The Railway Board has taken charge of the Rs 1,500 crore Vande Bharat project, and will float the tender shortly, after Integral Coach Factory (ICF) failed three times to bid out the train set manufacturing contract.
The first two Vande Bharat train sets were successfully manufactured at the Chennai-based ICF.
“The Board took a conscious decision to take the initiative after the repeated failures on the part of ICF on the tendering process. Moreover, the ICF along with two other production units would be involved in manufacturing the train set after the tender was awarded,” said a senior Railway Ministry official.
The last tender was floated on 22 December 2019 by the ICF and was opened on 11 July and finally discharged on 21 August. It was the third attempt for floating the tender, which was subsequently discharged as the production of the Vande Bharat, also known as Train 18, has been mired in controversy.
The railways maintained that the tender for 44 Vande Bharat train sets was cancelled to maintain transparency as some bidders had revealed financial details of their offer even before clearing the technical evaluation.
“While evaluating the technical bids, the tender committee noticed that some of the details of the financial offer have been wrongly revealed. Financial bids of only those bidders are opened who qualify in the technical bids,” Railway Board Chairman V K Yadav had said after cancellation of the tender.
The railways maintained that in order to have complete transparency, while evaluating the technical bids, financial bids are not available to the tender evaluation committee to enable “evaluation purely on technical conditions”.
In the latest cancelled tender, Chinese state-owned CRRC Corporation, in a joint venture with an Indian firm, was among six companies in the race to bag an over Rs 1,500 crore Vande Bharat train project.
Apart from the Chinese, no other major global player came forward to participate in the train set project initiated by Indian Railways to introduce world class service for passengers.
“The fresh tender will have provision to manufacture Vande Bharat train set at all the three production units of the railways — ICF at Chennai, MCF at Rae Bareli and RCF at Kapurthala.

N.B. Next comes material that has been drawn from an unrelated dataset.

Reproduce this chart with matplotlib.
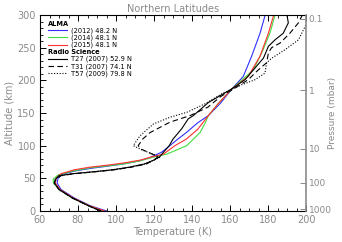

The timeline for manufacturing them will be compressed,” Yadav had said.
It would take about two years to develop the prototype after getting the contract, which the successful bidder would have to roll out by 2023, if the contract is awarded by December this year.
After the cancellation of the tender for manufacturing 44 semi-high speed Vande Bharat train sets, the railways has said in a statement that a fresh tender will be floated within a week as per revised public procurement norms, giving preference to local suppliers.
“Fresh tender will be floated within a week as per Revised Public Procurement (preference to Make in India) order,” the railways has said.
Vande Bharat trains are indigenous electric multiple units and the first train set with world class facilities was rolled out in a record time of 18 months by the ICF.
Currently, two Vande Bharat trains manufactured indigenously at ICF are operational between Delhi-Varanasi and Delhi-Katra.
The first 16-coach Vande Bharat Express, the locomotive-less train between Delhi and Varanasi was flagged off by Prime Minister Narendra Modi on 15 February.
Manufactured at an estimated cost of Rs 100 crore, the Vande Bharat service is equipped with top notch facilities, such as automatic doors, Wi-Fi availability and CCTV cameras and many other advanced features.
Expected to replace the Shatabdi service in a gradual manner, Vande Bharat also has GPS-based passenger information systems, modular toilets with bio-vacuum systems and rotational seats that can be aligned in the direction of travel.